GIVEN PROBLEM>
In the listing below, locate the line with "Write a web" and the line with "const percentTicks = [0, 10, 20, 30, 40, 50, 60, 70];", then output both and everything between them exactly, minus any pictures.

DATA SUPPLIED>
╭──

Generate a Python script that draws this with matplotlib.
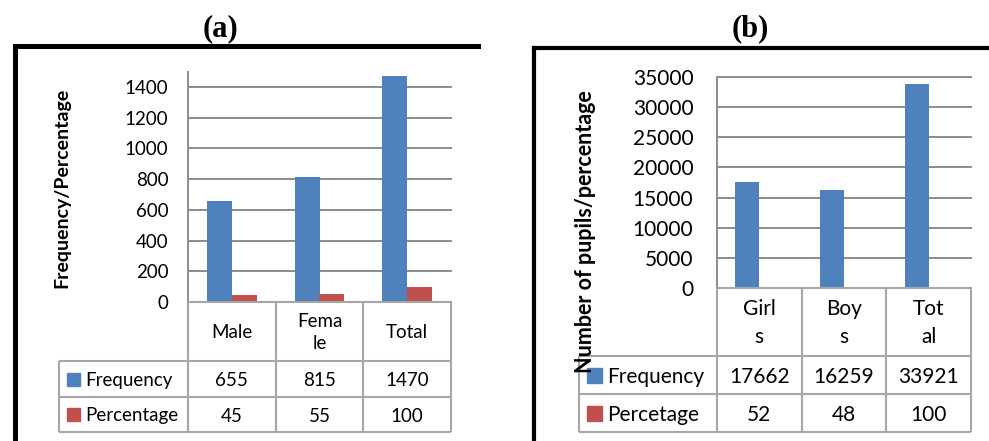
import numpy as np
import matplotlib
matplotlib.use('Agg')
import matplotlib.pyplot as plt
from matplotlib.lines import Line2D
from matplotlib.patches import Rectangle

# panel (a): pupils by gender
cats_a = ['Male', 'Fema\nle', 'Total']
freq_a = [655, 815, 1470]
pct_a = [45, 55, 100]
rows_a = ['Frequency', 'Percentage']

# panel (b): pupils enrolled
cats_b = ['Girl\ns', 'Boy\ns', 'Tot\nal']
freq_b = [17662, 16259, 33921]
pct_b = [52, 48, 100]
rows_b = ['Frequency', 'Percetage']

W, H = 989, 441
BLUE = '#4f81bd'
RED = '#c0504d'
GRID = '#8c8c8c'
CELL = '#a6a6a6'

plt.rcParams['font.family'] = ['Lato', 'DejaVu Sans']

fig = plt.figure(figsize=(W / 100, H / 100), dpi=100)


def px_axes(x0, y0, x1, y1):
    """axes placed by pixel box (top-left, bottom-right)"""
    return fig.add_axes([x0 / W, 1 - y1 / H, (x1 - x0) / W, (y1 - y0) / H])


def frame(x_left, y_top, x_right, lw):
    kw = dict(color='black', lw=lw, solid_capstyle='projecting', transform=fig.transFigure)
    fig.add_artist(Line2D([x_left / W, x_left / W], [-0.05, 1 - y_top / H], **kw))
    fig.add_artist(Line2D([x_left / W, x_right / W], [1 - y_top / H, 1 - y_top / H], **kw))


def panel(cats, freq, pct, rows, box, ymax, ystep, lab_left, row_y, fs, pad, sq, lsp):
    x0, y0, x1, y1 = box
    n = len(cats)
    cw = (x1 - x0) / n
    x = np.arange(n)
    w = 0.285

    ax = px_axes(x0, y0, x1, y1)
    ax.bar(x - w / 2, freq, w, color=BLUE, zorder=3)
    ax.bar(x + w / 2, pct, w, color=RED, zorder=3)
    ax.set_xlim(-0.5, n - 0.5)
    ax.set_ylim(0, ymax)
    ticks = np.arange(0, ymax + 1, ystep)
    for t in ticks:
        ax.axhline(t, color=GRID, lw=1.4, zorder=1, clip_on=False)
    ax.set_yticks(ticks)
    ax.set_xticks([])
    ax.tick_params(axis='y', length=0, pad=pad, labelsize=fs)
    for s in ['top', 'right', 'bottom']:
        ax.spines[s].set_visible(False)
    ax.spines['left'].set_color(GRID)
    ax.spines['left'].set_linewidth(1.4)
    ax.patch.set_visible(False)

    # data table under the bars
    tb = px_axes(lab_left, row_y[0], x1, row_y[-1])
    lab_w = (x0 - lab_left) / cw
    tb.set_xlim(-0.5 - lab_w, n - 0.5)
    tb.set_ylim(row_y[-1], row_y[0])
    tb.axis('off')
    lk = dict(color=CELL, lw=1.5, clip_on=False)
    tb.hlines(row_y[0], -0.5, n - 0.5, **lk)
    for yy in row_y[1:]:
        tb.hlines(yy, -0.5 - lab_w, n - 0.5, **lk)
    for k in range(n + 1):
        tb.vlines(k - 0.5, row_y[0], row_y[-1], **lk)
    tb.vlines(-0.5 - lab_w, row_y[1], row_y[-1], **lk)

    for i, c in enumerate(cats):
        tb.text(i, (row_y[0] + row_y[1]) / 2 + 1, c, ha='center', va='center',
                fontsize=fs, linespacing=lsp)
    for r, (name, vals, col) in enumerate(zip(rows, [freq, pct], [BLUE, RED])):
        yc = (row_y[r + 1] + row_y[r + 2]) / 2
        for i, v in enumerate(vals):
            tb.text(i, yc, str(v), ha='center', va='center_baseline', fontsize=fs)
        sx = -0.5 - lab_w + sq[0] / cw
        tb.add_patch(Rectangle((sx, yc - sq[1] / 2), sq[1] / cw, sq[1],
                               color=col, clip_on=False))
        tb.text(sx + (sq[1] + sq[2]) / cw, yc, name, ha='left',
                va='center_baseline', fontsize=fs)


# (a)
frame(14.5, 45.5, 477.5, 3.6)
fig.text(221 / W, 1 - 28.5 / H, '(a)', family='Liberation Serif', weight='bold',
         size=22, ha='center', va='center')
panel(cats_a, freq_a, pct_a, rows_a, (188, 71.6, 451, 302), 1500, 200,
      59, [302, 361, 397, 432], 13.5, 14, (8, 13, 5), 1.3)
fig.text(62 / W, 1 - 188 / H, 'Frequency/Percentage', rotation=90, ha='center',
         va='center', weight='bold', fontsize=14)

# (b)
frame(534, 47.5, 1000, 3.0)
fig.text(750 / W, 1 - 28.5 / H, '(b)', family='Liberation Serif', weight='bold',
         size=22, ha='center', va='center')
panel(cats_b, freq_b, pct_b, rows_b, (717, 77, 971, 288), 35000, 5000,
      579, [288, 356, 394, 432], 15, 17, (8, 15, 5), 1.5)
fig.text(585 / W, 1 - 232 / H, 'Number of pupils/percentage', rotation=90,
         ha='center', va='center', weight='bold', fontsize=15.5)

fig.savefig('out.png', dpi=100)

╰──
╭──

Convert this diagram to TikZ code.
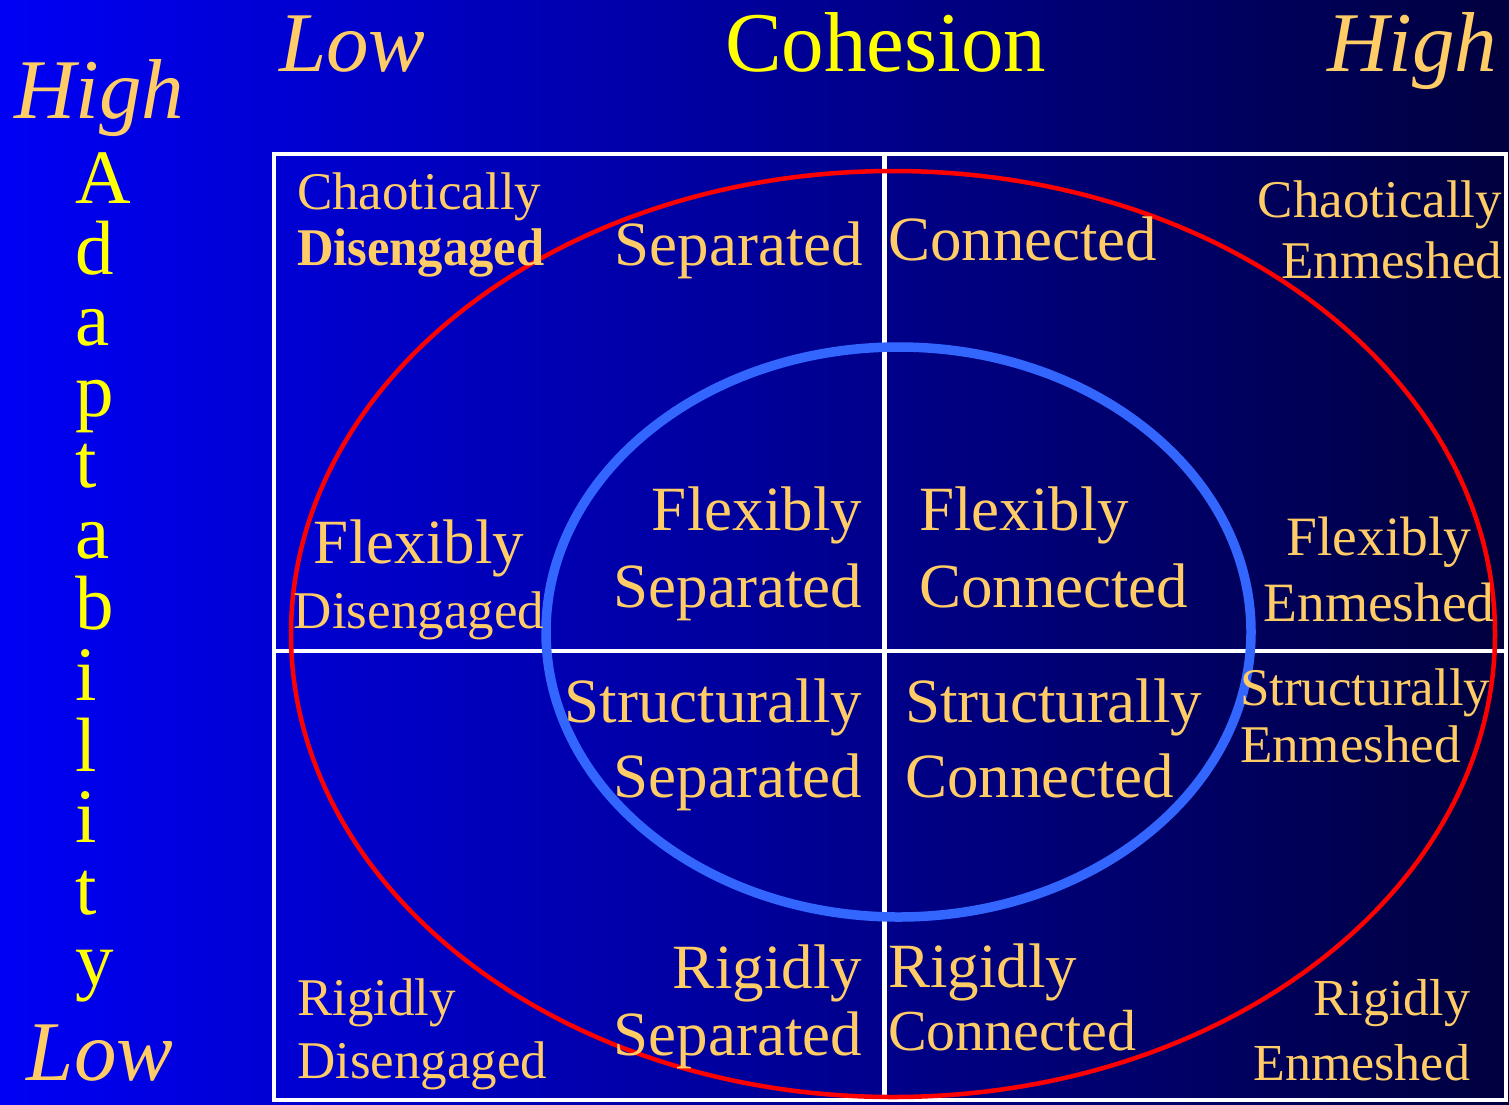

╰──
╭──

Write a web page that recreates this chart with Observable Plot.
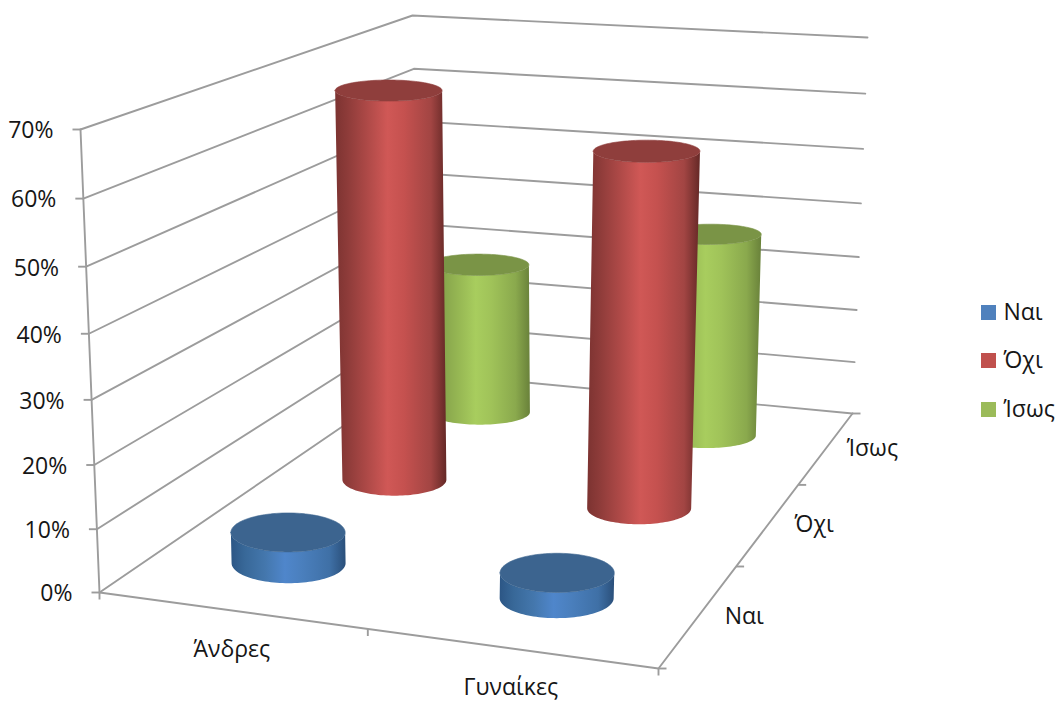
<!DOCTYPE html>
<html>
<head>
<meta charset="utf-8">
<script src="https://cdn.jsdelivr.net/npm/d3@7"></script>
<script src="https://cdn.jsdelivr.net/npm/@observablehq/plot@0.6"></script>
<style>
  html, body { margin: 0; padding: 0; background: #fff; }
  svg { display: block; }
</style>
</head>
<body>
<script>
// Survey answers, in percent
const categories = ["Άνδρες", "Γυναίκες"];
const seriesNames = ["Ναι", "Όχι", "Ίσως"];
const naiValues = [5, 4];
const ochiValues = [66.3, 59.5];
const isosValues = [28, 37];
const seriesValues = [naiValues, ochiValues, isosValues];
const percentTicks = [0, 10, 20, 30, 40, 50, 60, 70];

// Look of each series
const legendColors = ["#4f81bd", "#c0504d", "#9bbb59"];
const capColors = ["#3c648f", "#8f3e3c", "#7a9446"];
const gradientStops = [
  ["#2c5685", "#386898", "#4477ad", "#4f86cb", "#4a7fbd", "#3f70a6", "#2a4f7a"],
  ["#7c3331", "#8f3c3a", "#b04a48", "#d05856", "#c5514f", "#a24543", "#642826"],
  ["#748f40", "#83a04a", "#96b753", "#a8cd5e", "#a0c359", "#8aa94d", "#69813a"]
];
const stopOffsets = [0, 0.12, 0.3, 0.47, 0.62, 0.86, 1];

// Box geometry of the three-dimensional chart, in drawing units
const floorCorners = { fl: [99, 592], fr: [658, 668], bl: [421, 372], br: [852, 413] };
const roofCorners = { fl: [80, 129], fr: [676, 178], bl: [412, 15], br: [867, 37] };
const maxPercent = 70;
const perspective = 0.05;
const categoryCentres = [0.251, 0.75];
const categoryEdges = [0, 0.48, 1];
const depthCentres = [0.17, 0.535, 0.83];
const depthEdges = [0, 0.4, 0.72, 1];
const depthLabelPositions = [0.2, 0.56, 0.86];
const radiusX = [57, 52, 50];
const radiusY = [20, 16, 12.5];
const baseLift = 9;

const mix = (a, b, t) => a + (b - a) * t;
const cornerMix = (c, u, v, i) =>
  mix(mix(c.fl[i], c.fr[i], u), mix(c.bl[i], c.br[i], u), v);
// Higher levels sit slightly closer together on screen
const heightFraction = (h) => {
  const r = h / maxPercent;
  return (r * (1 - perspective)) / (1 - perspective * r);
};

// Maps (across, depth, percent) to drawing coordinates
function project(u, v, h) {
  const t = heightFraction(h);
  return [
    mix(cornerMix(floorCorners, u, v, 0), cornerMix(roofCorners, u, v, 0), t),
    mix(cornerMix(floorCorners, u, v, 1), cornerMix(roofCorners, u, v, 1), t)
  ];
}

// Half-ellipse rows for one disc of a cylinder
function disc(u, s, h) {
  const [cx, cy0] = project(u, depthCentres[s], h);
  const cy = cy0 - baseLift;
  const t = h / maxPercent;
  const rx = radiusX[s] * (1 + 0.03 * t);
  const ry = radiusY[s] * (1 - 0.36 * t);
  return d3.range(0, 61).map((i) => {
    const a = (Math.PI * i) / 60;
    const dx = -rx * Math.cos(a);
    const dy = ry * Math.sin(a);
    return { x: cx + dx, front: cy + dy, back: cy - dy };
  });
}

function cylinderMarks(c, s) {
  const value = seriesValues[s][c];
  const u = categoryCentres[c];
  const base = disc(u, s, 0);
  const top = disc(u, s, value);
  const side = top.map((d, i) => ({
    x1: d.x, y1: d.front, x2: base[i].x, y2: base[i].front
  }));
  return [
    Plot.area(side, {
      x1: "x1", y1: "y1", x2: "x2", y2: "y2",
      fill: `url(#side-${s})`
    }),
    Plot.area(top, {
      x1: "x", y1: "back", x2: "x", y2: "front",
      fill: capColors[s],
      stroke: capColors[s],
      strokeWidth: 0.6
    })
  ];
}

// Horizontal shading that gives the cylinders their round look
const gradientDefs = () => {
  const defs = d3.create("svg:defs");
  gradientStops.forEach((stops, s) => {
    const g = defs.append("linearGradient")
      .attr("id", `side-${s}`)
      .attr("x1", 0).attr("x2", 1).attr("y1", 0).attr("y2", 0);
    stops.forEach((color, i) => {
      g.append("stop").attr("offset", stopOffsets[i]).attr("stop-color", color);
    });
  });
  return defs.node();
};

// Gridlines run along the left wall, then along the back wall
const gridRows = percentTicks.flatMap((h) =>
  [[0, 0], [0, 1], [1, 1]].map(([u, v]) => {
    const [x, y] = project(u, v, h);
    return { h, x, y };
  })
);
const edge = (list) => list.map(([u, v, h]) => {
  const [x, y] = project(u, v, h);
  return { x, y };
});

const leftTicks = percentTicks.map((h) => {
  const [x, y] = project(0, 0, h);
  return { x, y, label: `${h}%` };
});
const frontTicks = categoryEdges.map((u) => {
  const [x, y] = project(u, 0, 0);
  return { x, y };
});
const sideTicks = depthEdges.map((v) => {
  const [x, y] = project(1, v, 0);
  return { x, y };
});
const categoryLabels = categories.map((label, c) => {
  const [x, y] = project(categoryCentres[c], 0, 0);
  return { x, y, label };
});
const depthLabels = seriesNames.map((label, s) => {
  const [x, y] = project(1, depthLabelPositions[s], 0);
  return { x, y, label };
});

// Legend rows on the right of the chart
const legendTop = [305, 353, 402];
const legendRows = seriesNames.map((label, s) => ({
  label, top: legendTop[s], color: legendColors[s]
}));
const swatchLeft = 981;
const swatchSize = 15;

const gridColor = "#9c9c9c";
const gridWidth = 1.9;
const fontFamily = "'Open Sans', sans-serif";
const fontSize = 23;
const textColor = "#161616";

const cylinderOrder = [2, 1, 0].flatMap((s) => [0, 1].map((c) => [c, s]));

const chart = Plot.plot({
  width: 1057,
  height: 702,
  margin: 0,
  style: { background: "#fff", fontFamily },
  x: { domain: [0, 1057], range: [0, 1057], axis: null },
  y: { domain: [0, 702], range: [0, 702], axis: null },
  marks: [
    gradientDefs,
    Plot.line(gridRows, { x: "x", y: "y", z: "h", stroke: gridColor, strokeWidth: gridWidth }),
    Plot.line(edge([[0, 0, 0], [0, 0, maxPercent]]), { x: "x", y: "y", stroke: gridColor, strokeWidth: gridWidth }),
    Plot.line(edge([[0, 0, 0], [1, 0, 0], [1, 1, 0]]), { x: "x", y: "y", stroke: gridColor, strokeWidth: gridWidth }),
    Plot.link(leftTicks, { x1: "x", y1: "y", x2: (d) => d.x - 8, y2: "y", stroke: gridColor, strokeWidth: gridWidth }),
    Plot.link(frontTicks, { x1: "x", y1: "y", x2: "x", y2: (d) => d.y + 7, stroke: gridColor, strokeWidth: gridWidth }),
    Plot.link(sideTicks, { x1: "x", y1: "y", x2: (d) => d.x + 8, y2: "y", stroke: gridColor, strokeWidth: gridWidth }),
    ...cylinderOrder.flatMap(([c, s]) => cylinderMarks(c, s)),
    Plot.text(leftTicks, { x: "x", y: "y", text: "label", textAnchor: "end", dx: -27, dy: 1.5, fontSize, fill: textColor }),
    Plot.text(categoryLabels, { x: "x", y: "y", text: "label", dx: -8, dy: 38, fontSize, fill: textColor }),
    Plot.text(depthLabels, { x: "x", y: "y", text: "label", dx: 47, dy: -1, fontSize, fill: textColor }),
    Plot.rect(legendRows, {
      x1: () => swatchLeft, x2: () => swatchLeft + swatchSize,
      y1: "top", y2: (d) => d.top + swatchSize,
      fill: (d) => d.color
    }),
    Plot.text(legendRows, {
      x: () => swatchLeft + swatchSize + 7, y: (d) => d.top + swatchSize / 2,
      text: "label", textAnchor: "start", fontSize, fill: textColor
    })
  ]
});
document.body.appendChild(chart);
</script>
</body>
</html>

╰──

EXPECTED ANSWER>
Write a web page that recreates this chart with Observable Plot.
<!DOCTYPE html>
<html>
<head>
<meta charset="utf-8">
<script src="https://cdn.jsdelivr.net/npm/d3@7"></script>
<script src="https://cdn.jsdelivr.net/npm/@observablehq/plot@0.6"></script>
<style>
  html, body { margin: 0; padding: 0; background: #fff; }
  svg { display: block; }
</style>
</head>
<body>
<script>
// Survey answers, in percent
const categories = ["Άνδρες", "Γυναίκες"];
const seriesNames = ["Ναι", "Όχι", "Ίσως"];
const naiValues = [5, 4];
const ochiValues = [66.3, 59.5];
const isosValues = [28, 37];
const seriesValues = [naiValues, ochiValues, isosValues];
const percentTicks = [0, 10, 20, 30, 40, 50, 60, 70];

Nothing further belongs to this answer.